Critical-Thinking Question

  • According to the article, why does Bill feel a responsibility to tell the story of what happened during World War II? What does this suggest about why the author wrote this article? (author’s purpose) Bill wants everyone in America to know what happened “so it never happens again.” This suggests that the author wrote the article so readers will be informed about this terrible part of American history and not let anything similar happen again.
  • What role did people’s fears play in the way Japanese Americans were treated during World War II? Was this fair?
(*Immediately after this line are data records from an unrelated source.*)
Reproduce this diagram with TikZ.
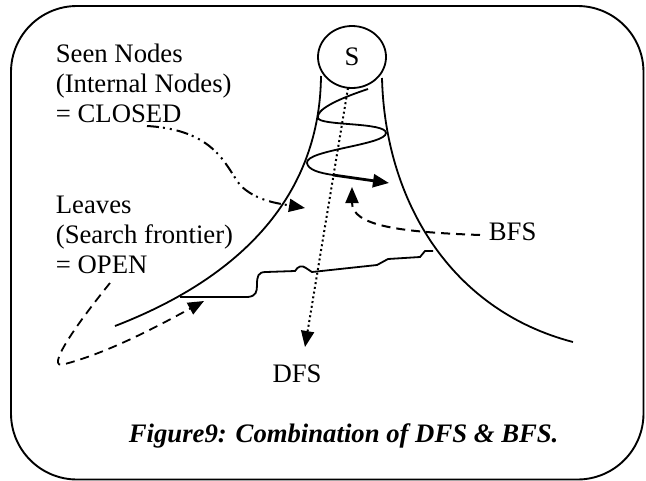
\documentclass[tikz,border=0pt]{standalone}
\usepackage{fontspec}
\setmainfont{Liberation Serif}
\usetikzlibrary{arrows.meta,shapes.geometric}
\begin{document}
\begin{tikzpicture}[x=1pt,y=-1pt,
  line width=1.8pt,
  label/.style={font=\fontsize{26.7}{30}\selectfont, inner sep=0pt, anchor=base west, align=left},
  tip/.style={-{Triangle[length=16pt,width=13pt]}},
  dotline/.style={dash pattern=on 2pt off 2.8pt},
  dashdotdot/.style={dash pattern=on 12pt off 4pt on 2pt off 5pt on 2pt off 5pt},
  longdash/.style={dash pattern=on 9pt off 6pt}]
\useasboundingbox (0,0) rectangle (646,480);

% outer frame
\draw[line width=1.9pt, rounded corners=66pt] (11,6) rectangle (643.5,479.5);

% start node
\node[draw, ellipse, minimum width=68pt, minimum height=62pt, inner sep=0pt,
      font=\fontsize{26.7}{30}\selectfont] (s) at (352,57) {S};

% search tree outline
\draw (321,76) .. controls (320,180) and (260,270) .. (115,326);
\draw (382,78) .. controls (385,200) and (450,310) .. (573,342);

% breadth-first spiral ending in a thick arrow
\coordinate (spiralend) at (333,175);
\coordinate (bfstip) at (389,183);
\draw (368,89) .. controls (335,100) and (316,110) .. (318,118)
      .. controls (320,126) and (386,122) .. (386,133)
      .. controls (386,145) and (305,150) .. (307,163)
      .. controls (308,170) and (320,173) .. (spiralend);
\draw[tip, line width=2.8pt] (spiralend) -- (bfstip);

% search frontier
\draw (180,297) -- (248,297) .. controls (256,296) and (257,292) .. (257,285)
      .. controls (257,276) and (258,272) .. (266,272) -- (295,271)
      .. controls (298,266) and (302,265) .. (306,268) -- (312,272)
      -- (377,265) -- (388,259) -- (420,257) -- (425,251) -- (433,251);

% depth-first dotted arrow
\coordinate (dfsstart) at (348,88);
\node[label, anchor=base] (dfs) at (297,382) {DFS};
\coordinate (dfstip) at (305,347);
\draw[tip, dotline, line width=2pt] (dfsstart) -- (dfstip);

% BFS label and its arrow
\node[label] (bfs) at (488,240) {BFS};
\coordinate (bfsfrom) at (480,235);
\coordinate (bfsarrow) at (352,187);
\draw[tip, longdash, line width=2pt] (bfsfrom)
      .. controls (400,232) and (352,226) .. (bfsarrow);

% left-hand labels
\node[label] (seen) at (55,62) {Seen Nodes};
\node[label] (internal) at (55,92) {(Internal Nodes)};
\node[label] (closed) at (55,122) {= CLOSED};
\node[label] (leaves) at (55,213) {Leaves};
\node[label] (frontier) at (55,243) {(Search frontier)};
\node[label] (open) at (55,273) {= OPEN};

% CLOSED points into the tree interior
\coordinate (closedfrom) at (147,126);
\coordinate (closedto) at (305,208);
\draw[tip, dashdotdot, line width=2pt] (closedfrom)
      .. controls (215,130) and (225,165) .. (240,185)
      .. controls (255,200) and (275,203) .. (closedto);

% OPEN points to the frontier
\coordinate (openfrom) at (110,283);
\coordinate (opento) at (204,301);
\draw[tip, longdash, line width=1.8pt] (openfrom)
      .. controls (80,320) and (42,372) .. (65,364)
      .. controls (110,352) and (160,325) .. (opento);

% caption
\node[label, font=\fontsize{26.7}{30}\selectfont\bfseries\itshape] (caption) at (128,442)
  {Figure9: Combination of DFS \& BFS.};
\end{tikzpicture}
\end{document}
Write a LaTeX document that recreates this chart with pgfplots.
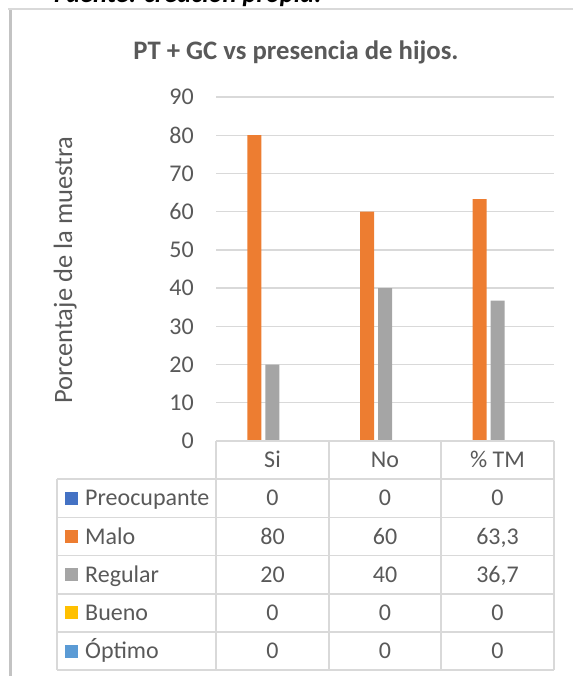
\documentclass[border=0pt]{standalone}
\usepackage{pgfplots}
\pgfplotsset{compat=1.18}
\usepackage{fontspec}
\setmainfont{Carlito}
\definecolor{cblue}{RGB}{68,114,196}
\definecolor{corange}{RGB}{237,125,49}
\definecolor{cgray}{RGB}{165,165,165}
\definecolor{cyellow}{RGB}{255,192,0}
\definecolor{clblue}{RGB}{91,155,213}
\definecolor{txt}{RGB}{89,89,89}
\definecolor{gridc}{RGB}{217,217,217}
\newcommand{\fs}[1]{\fontsize{#1}{#1}\selectfont}
\begin{document}
\begin{tikzpicture}
\useasboundingbox (0pt,0pt) rectangle (573pt,676pt);
% outer frame
\draw[color=gridc!90!black, line width=3pt] (10pt,0pt) -- (10pt,667pt);
\draw[color=gridc, line width=1.5pt] (8pt,667pt) -- (573pt,667pt);
% caption cut off at top
\node[anchor=base west, inner sep=0pt, font=\fs{26.5}\bfseries\itshape] at (54pt,673.5pt) {Fuente: creación propia.};
% title
\node[anchor=base, inner sep=0pt, font=\fs{26.7}\bfseries, text=txt] at (296pt,616pt) {PT + GC vs presencia de hijos.};
% y label
\node[rotate=90, anchor=base, inner sep=0pt, font=\fs{26.5}, text=txt] at (72pt,406pt) {Porcentaje de la muestra};
\begin{axis}[
  scale only axis, width=338pt, height=344pt,
  at={(216pt,235pt)}, anchor=south west,
  xmin=-0.5, xmax=2.5, ymin=0, ymax=90,
  ytick={0,10,...,90}, xtick=\empty,
  ymajorgrids, grid style={draw=gridc, line width=1.3pt},
  axis line style={draw=none},
  major tick length=0pt,
  yticklabel style={font=\fs{24}, text=txt, inner sep=0pt, anchor=east, xshift=-22pt},
  /pgf/number format/assume math mode=true,
  ybar=4pt, bar width=14pt,
  clip=false,
]
\addplot[fill=cblue, draw=none] coordinates {(0,0) (1,0) (2,0)};
\addplot[fill=corange, draw=none] coordinates {(0,80) (1,60) (2,63.3)};
\addplot[fill=cgray, draw=none] coordinates {(0,20) (1,40) (2,36.7)};
\addplot[fill=cyellow, draw=none] coordinates {(0,0) (1,0) (2,0)};
\addplot[fill=clblue, draw=none] coordinates {(0,0) (1,0) (2,0)};
\end{axis}
% data table
\begin{scope}[line width=1.5pt, color=gridc]
\draw (216pt,235pt) -- (554pt,235pt);
\foreach \yy in {196.8,158.6,120.4,82.2,44,5.8} \draw (57pt,\yy pt) -- (554pt,\yy pt);
\foreach \xx in {216,329,441,554} \draw (\xx pt,235pt) -- (\xx pt,5.8pt);
\draw (57pt,196.8pt) -- (57pt,5.8pt);
\end{scope}
\begin{scope}[every node/.style={inner sep=0pt, font=\fs{24}, text=txt}]
% header
\node[anchor=base] at (272.5pt,208.3pt) {Si};
\node[anchor=base] at (385pt,208.3pt) {No};
\node[anchor=base] at (497.5pt,208.3pt) {\% TM};
% rows
\foreach \yc/\nm/\col/\a/\b/\c in {177.7/Preocupante/cblue/0/0/0, 139.5/Malo/corange/80/60/{63,3}, 101.3/Regular/cgray/20/40/{36,7}, 63.1/Bueno/cyellow/0/0/0, 24.9/Óptimo/clblue/0/0/0}{
  \fill[\col] (65pt,\yc pt-6.5pt) rectangle (78pt,\yc pt+6.5pt);
  \node[anchor=base west] at (85pt,\yc pt-7.6pt) {\nm};
  \node[anchor=base] at (272.5pt,\yc pt-7.6pt) {\a};
  \node[anchor=base] at (385pt,\yc pt-7.6pt) {\b};
  \node[anchor=base] at (497.5pt,\yc pt-7.6pt) {\c};
}
\end{scope}
\end{tikzpicture}
\end{document}
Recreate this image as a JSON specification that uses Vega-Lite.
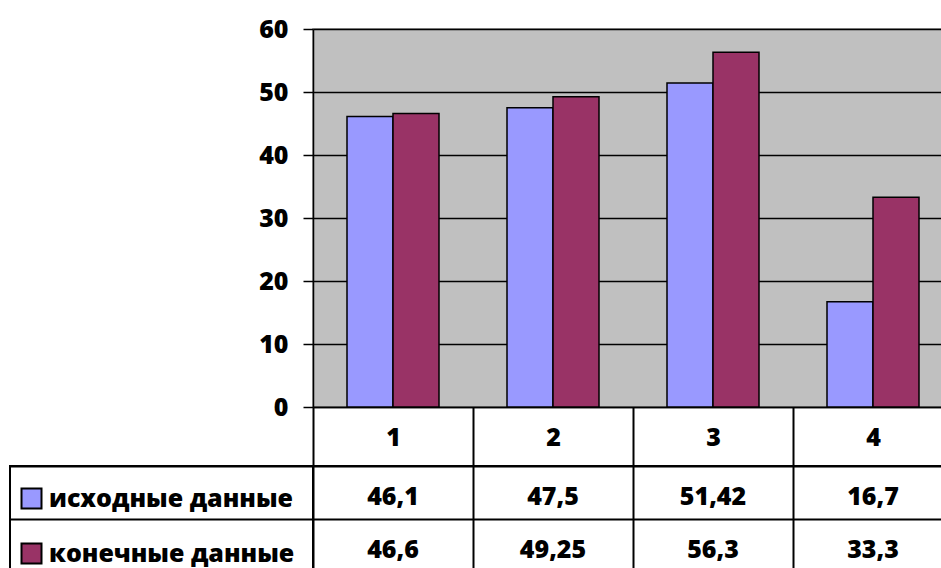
{
  "$schema": "https://vega.github.io/schema/vega-lite/v6.json",
  "padding": {"left": 9, "top": 16, "right": 0, "bottom": 0},
  "background": "white",
  "datasets": {
    "main": [
      {"cat": "1", "series": "исходные данные", "value": 46.1},
      {"cat": "1", "series": "конечные данные", "value": 46.6},
      {"cat": "2", "series": "исходные данные", "value": 47.5},
      {"cat": "2", "series": "конечные данные", "value": 49.25},
      {"cat": "3", "series": "исходные данные", "value": 51.42},
      {"cat": "3", "series": "конечные данные", "value": 56.3},
      {"cat": "4", "series": "исходные данные", "value": 16.7},
      {"cat": "4", "series": "конечные данные", "value": 33.3}
    ]
  },
  "columns": 2,
  "spacing": {"row": 59, "column": 0},
  "bounds": "flush",
  "align": "each",
  "resolve": {
    "scale": {"color": "shared", "x": "independent", "y": "independent"},
    "legend": {"color": "independent"}
  },
  "concat": [
    {
      "width": 303,
      "height": 378,
      "data": {"values": [{}]},
      "mark": {"type": "text", "text": ""},
      "encoding": {}
    },
    {
      "width": 640,
      "height": 378,
      "data": {"name": "main"},
      "view": {"fill": "#C0C0C0", "stroke": "#808080", "strokeWidth": 1.5},
      "mark": {"type": "bar", "stroke": "black", "strokeWidth": 1.5},
      "encoding": {
        "x": {
          "field": "cat", "type": "nominal", "sort": null,
          "scale": {"paddingInner": 0, "paddingOuter": 0},
          "axis": {
            "title": null, "domain": true, "domainColor": "black", "domainWidth": 1.5,
            "ticks": true, "tickBand": "extent", "tickSize": 59, "tickColor": "black", "tickWidth": 2,
            "labelPadding": -29, "labelBaseline": "middle", "labelFontSize": 25, "labelFontWeight": 800,
            "labelColor": "black", "labelAngle": 0, "grid": false
          }
        },
        "xOffset": {
          "field": "series", "type": "nominal", "sort": null,
          "scale": {"paddingInner": 0, "paddingOuter": 0.7391}
        },
        "y": {
          "field": "value", "type": "quantitative",
          "scale": {"domain": [0, 60], "nice": false},
          "axis": {
            "title": null, "values": [0, 10, 20, 30, 40, 50, 60],
            "domainColor": "black", "domainWidth": 1.5,
            "tickColor": "black", "tickSize": 10, "tickWidth": 1.5,
            "labelPadding": 15, "labelFontSize": 25, "labelFontWeight": 800, "labelColor": "black",
            "grid": true, "gridColor": "black", "gridWidth": 1.5, "gridOpacity": 1
          }
        },
        "color": {
          "field": "series", "type": "nominal", "sort": null,
          "scale": {"domain": ["исходные данные", "конечные данные"], "range": ["#9999FF", "#993366"]},
          "legend": null
        }
      }
    },
    {
      "width": 303,
      "height": 106,
      "data": {"name": "main"},
      "view": {"stroke": "black", "strokeWidth": 2},
      "mark": {"type": "text", "text": ""},
      "encoding": {
        "y": {
          "field": "series", "type": "nominal", "sort": null,
          "scale": {"type": "band", "paddingInner": 0, "paddingOuter": 0},
          "axis": {
            "title": null, "labels": false, "ticks": false, "domain": false,
            "grid": true, "tickBand": "extent", "gridColor": "black", "gridWidth": 2, "gridOpacity": 1
          }
        },
        "color": {
          "field": "series", "type": "nominal", "sort": null,
          "legend": {
            "title": "\u00a0", "titleFontSize": 10, "titlePadding": 1,
            "orient": "top-left", "offset": 9, "padding": 0,
            "symbolType": "square", "symbolSize": 400,
            "symbolStrokeColor": "black", "symbolStrokeWidth": 2,
            "labelFontSize": 25, "labelFontWeight": 800, "labelColor": "black",
            "labelOffset": 5, "labelLimit": 400, "rowPadding": 26,
            "encode": {"symbols": {"update": {"stroke": {"value": "black"}, "strokeWidth": {"value": 2}, "opacity": {"value": 1}}}}
          }
        }
      }
    },
    {
      "width": 640,
      "height": 106,
      "data": {"name": "main"},
      "view": {"stroke": "black", "strokeWidth": 2},
      "mark": {"type": "text", "fontSize": 25, "fontWeight": 800, "color": "black", "baseline": "middle", "dy": 4},
      "encoding": {
        "x": {
          "field": "cat", "type": "nominal", "sort": null,
          "scale": {"type": "band", "paddingInner": 0, "paddingOuter": 0},
          "axis": {
            "title": null, "labels": false, "ticks": false, "domain": false,
            "grid": true, "tickBand": "extent", "gridColor": "black", "gridWidth": 2, "gridOpacity": 1
          }
        },
        "y": {
          "field": "series", "type": "nominal", "sort": null,
          "scale": {"type": "band", "paddingInner": 0, "paddingOuter": 0},
          "axis": {
            "title": null, "labels": false, "ticks": false, "domain": false,
            "grid": true, "tickBand": "extent", "gridColor": "black", "gridWidth": 2, "gridOpacity": 1
          }
        },
        "text": {"field": "value", "type": "quantitative", "format": "~r"}
      }
    }
  ],
  "config": {
    "font": "Open Sans",
    "locale": {"number": {"decimal": ",", "thousands": " ", "grouping": [3], "currency": ["", ""]}},
    "view": {"stroke": null},
    "axis": {"labelFont": "Open Sans"},
    "legend": {"labelFont": "Open Sans", "titleFont": "Open Sans"},
    "text": {"font": "Open Sans"}
  }
}
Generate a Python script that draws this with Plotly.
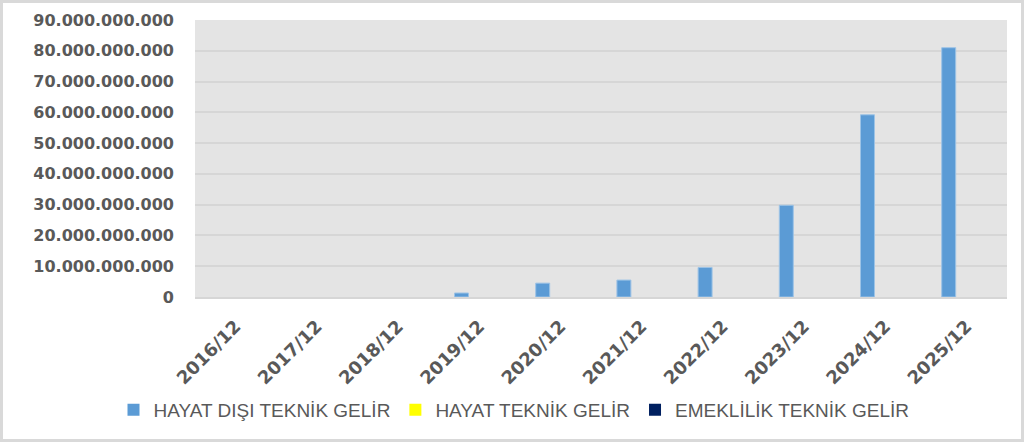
import plotly.graph_objects as go

donemler = ["2016/12", "2017/12", "2018/12", "2019/12", "2020/12",
            "2021/12", "2022/12", "2023/12", "2024/12", "2025/12"]

# values (TL)
hayat_disi = [0, 0, 0, 1.3e9, 4.5e9, 5.5e9, 9.6e9, 29.8e9, 59.2e9, 81.0e9]
hayat = [0, 0, 0, 0, 0, 0, 0, 0, 0, 0]
emeklilik = [0, 0, 0, 0, 0, 0, 0, 0, 0, 0]

W, H = 1024, 442
ML, MR, MT, MB = 195, 17, 20, 145
PW, PH = W - ML - MR, H - MT - MB

gri = "#595959"

fig = go.Figure()
fig.add_trace(go.Bar(
    x=donemler, y=hayat_disi, name="HAYAT DIŞI TEKNİK GELİR",
    marker=dict(color="#5B9BD5",
                line=dict(color="#9DC3E6", width=[1 if v else 0 for v in hayat_disi]))
))
fig.add_trace(go.Bar(
    x=donemler, y=hayat, name="HAYAT TEKNİK GELİR",
    marker=dict(color="#FFFF00", line=dict(width=0))
))
fig.add_trace(go.Bar(
    x=donemler, y=emeklilik, name="EMEKLİLİK TEKNİK GELİR",
    marker=dict(color="#002060", line=dict(width=0))
))

# outer chart border
fig.add_shape(
    type="rect", xref="paper", yref="paper",
    x0=(1.5 - ML) / PW, x1=(W - 1.5 - ML) / PW,
    y0=-(MB - 1.5) / PH, y1=(PH + MT - 1.5) / PH,
    line=dict(color="#D9D9D9", width=3), fillcolor="rgba(0,0,0,0)",
    layer="below"
)

fig.update_layout(
    width=W, height=H,
    margin=dict(l=ML, r=MR, t=MT, b=MB),
    paper_bgcolor="white",
    plot_bgcolor="#E4E4E4",
    separators=",.",
    barmode="group",
    bargap=0.346,
    bargroupgap=0.21,
    showlegend=True,
    legend=dict(
        orientation="h", xanchor="center", yanchor="middle",
        x=(514 - ML) / PW, y=(H - MB - 410) / PH,
        font=dict(family="Liberation Sans, Arial", size=19, color=gri),
        itemwidth=30,
    ),
    font=dict(family="DejaVu Sans", color=gri),
)

fig.update_yaxes(
    range=[0, 9e10], dtick=1e10, tickformat=",d",
    showgrid=True, gridcolor="#D6D6D6", gridwidth=1.5,
    zeroline=False, showline=False,
    ticklabelstandoff=20,
    tickfont=dict(family="DejaVu Sans", size=16, color=gri, weight="bold"),
)
fig.update_xaxes(
    tickangle=-45, showgrid=False,
    showline=True, linecolor="#D6D6D6", linewidth=1.5,
    ticklabelstandoff=10,
    tickfont=dict(family="DejaVu Sans", size=18, color=gri, weight="bold"),
)

# the page body has an 8px default margin; drop it so the chart fills the window
fig.write_html("out.html", config={"displayModeBar": False},
               post_script="document.body.style.margin='0';")
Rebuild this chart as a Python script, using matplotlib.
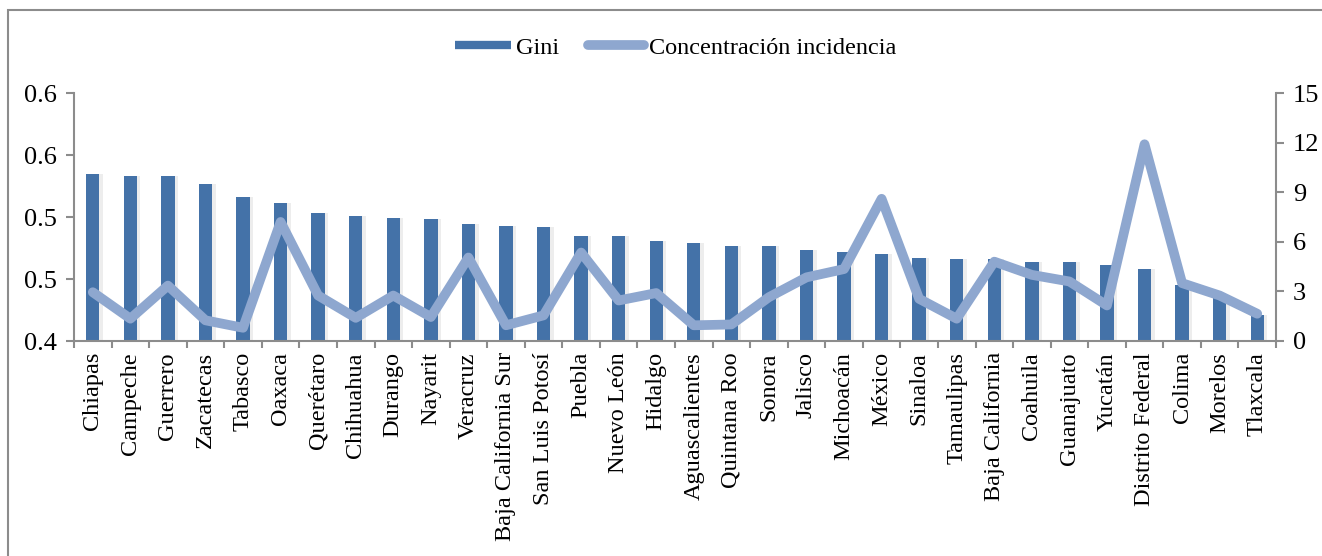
import matplotlib.pyplot as plt
from matplotlib.lines import Line2D
from matplotlib.patches import Rectangle
import numpy as np

plt.rcParams['font.family'] = ['Liberation Serif', 'DejaVu Serif']

estados = ["Chiapas", "Campeche", "Guerrero", "Zacatecas", "Tabasco", "Oaxaca",
           "Querétaro", "Chihuahua", "Durango", "Nayarit", "Veracruz",
           "Baja California Sur", "San Luis Potosí", "Puebla", "Nuevo León",
           "Hidalgo", "Aguascalientes", "Quintana Roo", "Sonora", "Jalisco",
           "Michoacán", "México", "Sinaloa", "Tamaulipas", "Baja California",
           "Coahuila", "Guanajuato", "Yucatán", "Distrito Federal", "Colima",
           "Morelos", "Tlaxcala"]
gini = [0.535, 0.533, 0.533, 0.527, 0.516, 0.511, 0.503, 0.501, 0.499, 0.498,
        0.494, 0.493, 0.492, 0.485, 0.485, 0.481, 0.479, 0.477, 0.477, 0.473,
        0.472, 0.470, 0.467, 0.466, 0.466, 0.464, 0.464, 0.461, 0.458, 0.445,
        0.435, 0.421]
concentracion = [2.95, 1.35, 3.35, 1.25, 0.8, 7.2, 2.75, 1.4, 2.75, 1.45, 5.05,
                 0.95, 1.55, 5.35, 2.45, 2.9, 0.95, 1.0, 2.65, 3.85, 4.35, 8.6,
                 2.55, 1.35, 4.8, 4.0, 3.6, 2.15, 11.9, 3.5, 2.75, 1.65]
left_ticks = [0.40, 0.45, 0.50, 0.55, 0.60]
left_labels = ["0.4", "0.5", "0.5", "0.6", "0.6"]
right_ticks = [0, 3, 6, 9, 12, 15]

bar_color = '#4472a8'
line_color = '#8ea7cf'
axis_color = '#8c8c8c'

fig = plt.figure(figsize=(13.22, 5.56), dpi=100)
fig.patches.append(Rectangle((8 / 1322, -0.1), 1.2, 0.1 + 1 - 10 / 556,
                             transform=fig.transFigure, fill=False,
                             edgecolor='#8c8c8c', lw=1.5))

ax = fig.add_axes([74 / 1322, 215 / 556, 1202 / 1322, 248 / 556])
x = np.arange(len(estados))

# soft shadow behind the bars
ax.bar(x + 0.06, np.array(gini) - 0.40, width=0.42, bottom=0.40,
       color='#dcdcdc', alpha=0.5, zorder=1)
ax.bar(x, np.array(gini) - 0.40, width=0.355, bottom=0.40, color=bar_color,
       zorder=2)

ax.set_xlim(-0.5, len(estados) - 0.5)
ax.set_ylim(0.40, 0.60)
ax.set_yticks(left_ticks)
ax.set_yticklabels(left_labels, fontsize=19)
ax.set_xticks(x)
ax.set_xticklabels(estados, rotation=90, fontsize=17.5, va='top')
ax.set_xticks(np.arange(len(estados) + 1) - 0.5, minor=True)
ax.tick_params(axis='x', which='major', length=0, pad=8)
ax.tick_params(axis='x', which='minor', length=5, color=axis_color, width=1.5)
ax.tick_params(axis='y', length=6, color=axis_color, width=1.5, pad=6)
for s in ['top', 'right']:
    ax.spines[s].set_visible(False)
for s in ['left', 'bottom']:
    ax.spines[s].set_color(axis_color)
    ax.spines[s].set_linewidth(1.5)

ax2 = ax.twinx()
ax2.plot(x, concentracion, color=line_color, lw=7, solid_joinstyle='round',
         solid_capstyle='round', zorder=3)
ax2.set_ylim(0, 15)
ax2.set_yticks(right_ticks)
ax2.tick_params(axis='y', labelsize=19, length=6, color=axis_color, width=1.5,
                pad=6)
for s in ['top', 'left', 'bottom']:
    ax2.spines[s].set_visible(False)
ax2.spines['right'].set_color(axis_color)
ax2.spines['right'].set_linewidth(1.5)

handles = [Line2D([0], [0], color=bar_color, lw=6, solid_capstyle='butt'),
           Line2D([0], [0], color=line_color, lw=7, solid_capstyle='round')]
fig.legend(handles, ["Gini", "Concentración incidencia"], loc='center',
           bbox_to_anchor=(0.511, 1 - 48 / 556), ncol=2, frameon=False,
           fontsize=17.5, handlelength=2.3, handletextpad=0.2, columnspacing=1.2)

fig.savefig('out.png', dpi=100)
Explain your answer. (critical thinking) Because Japan had attacked the United States, some people feared that Japanese Americans would take actions to hurt the U.S., even though many, like Bill, were citizens and “thought of themselves as Americans.” There was no evidence that Japanese Americans were anything but loyal; the caption on page 9 even says that thousands of Japanese Americans fought for America in World War II. But the government acted on fear and prejudice to imprison innocent people like Bill. This was not fair.

3. Skill Building

Featured Skill: Author's Purpose

  • Distribute our author’s purpose activity and have students complete it in small groups.
  • Invite students to respond to the writing prompt on page 9. We will forward letters we receive from students to Bill Shishima, making this a truly authentic writing activity!
Header icon Differentiate and Customize
For Struggling Readers

Distribute the lower-Lexile version of this article. Read it aloud as students follow along. Pause at the end of each section and prompt students to summarize what happened in the section.

For Advanced Readers

Ask students to choose five details from the article that they find important or interesting. For each one, have them write a brief explanation of why they think the author included it. What does it add to the story?

For ELL Students

Prepare students to read by walking them through the photos in the feature as you retell simply what the article is about. Then read the lower-Lexile version of the article together as a group.

Literary Connection!

Pair this article with Dash by Kirby Larson. Have students compare Bill’s experiences with those of Mitsi, the main character in the book, who is also relocated to a Japanese American internment camp.